Investors should interpret this rating as an indication to exercise prudence. The stock’s current fundamentals suggest that it may continue to face headwinds in the near term. Those holding the stock might consider reassessing their positions, while prospective investors should weigh the risks carefully against their investment objectives and risk tolerance.
Sector and Market Considerations
Operating within the industrial manufacturing sector, Jupiter Wagons Ltd faces sector-specific challenges including cyclical demand fluctuations and competitive pressures. The company’s small-cap status adds to its vulnerability to market volatility. Compared to its peers, the stock’s premium valuation is not supported by corresponding growth or profitability, which further justifies the cautious rating.

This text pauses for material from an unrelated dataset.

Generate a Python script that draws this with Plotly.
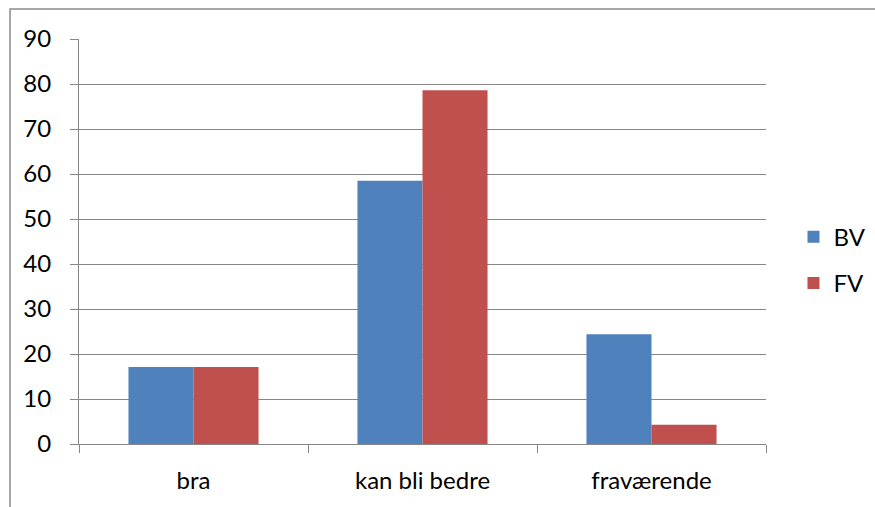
import plotly.graph_objects as go

# Survey shares (%) per category for the two groups
categories = ["bra", "kan bli bedre", "fraværende"]
bv_values = [17.1, 58.5, 24.4]
fv_values = [17.1, 78.6, 4.3]
y_ticks = [0, 10, 20, 30, 40, 50, 60, 70, 80, 90]

FONT = "Lato"
GRID = "#878787"

fig = go.Figure()
fig.add_trace(go.Bar(name="BV", x=categories, y=bv_values,
                     marker=dict(color="#4F81BD", line=dict(width=0)),
                     legendgroup="bv"))
fig.add_trace(go.Bar(name="FV", x=categories, y=fv_values,
                     marker=dict(color="#C0504D", line=dict(width=0)),
                     legendgroup="fv"))

fig.update_layout(
    width=875, height=507,
    margin=dict(l=79, r=109, t=39, b=63, autoexpand=False),
    paper_bgcolor="white", plot_bgcolor="white",
    font=dict(family=FONT, size=24, color="#000000"),
    barmode="group", bargap=0.432, bargroupgap=0,
    showlegend=True,
    legend=dict(x=1.04, xanchor="left", y=0.454, yanchor="middle",
                font=dict(family=FONT, size=24),
                tracegroupgap=12, bgcolor="rgba(0,0,0,0)"),
    shapes=[dict(type="rect", xref="paper", yref="paper",
                 x0=-0.1004, x1=1.3, y0=-0.3, y1=1.0741,
                 line=dict(color="#8c8c8c", width=1.5),
                 fillcolor="rgba(0,0,0,0)", layer="below")],
)

fig.update_yaxes(
    range=[0, 90], tickvals=y_ticks,
    showgrid=True, gridcolor=GRID, gridwidth=1,
    showline=True, linecolor=GRID, linewidth=1,
    ticks="outside", ticklen=8, tickcolor=GRID, tickwidth=1,
    zeroline=False, ticklabelstandoff=14,
    tickfont=dict(family=FONT, size=24),
)
fig.update_xaxes(
    showgrid=False, showline=True, linecolor=GRID, linewidth=1,
    ticks="outside", tickson="boundaries", ticklen=8,
    tickcolor=GRID, tickwidth=1,
    tickfont=dict(family=FONT, size=24), ticklabelstandoff=15,
)

fig.write_html("out.html")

Summary of Key Metrics as of 17 July 2026
To summarise, the latest data highlights the following:
- Net sales declined by 12.38% in the latest quarter, with four consecutive quarters of negative results.
- PBT excluding other income fell by 38.3%, while PAT dropped by 47.4% compared to the previous four-quarter average.
- Net sales for the nine months ended March 2026 decreased by 20.34%.
- Return on capital employed stands at 8.9%, with an enterprise value to capital employed ratio of 3.4, indicating a very expensive valuation.
- Stock returns over the past year are -31.14%, significantly underperforming the broader market.
- Institutional investor participation has declined, signalling reduced confidence.
These factors collectively underpin the Strong Sell rating and provide a comprehensive view of the stock’s current challenges and risks.
Looking Ahead
For investors, the key takeaway is to monitor Jupiter Wagons Ltd closely for any signs of operational turnaround or improvement in financial trends before considering exposure. The current rating reflects a cautious stance based on the latest available data and market conditions as of 17 July 2026.
Maintaining awareness of sector developments, company announcements, and quarterly results will be essential for informed decision-making going forward.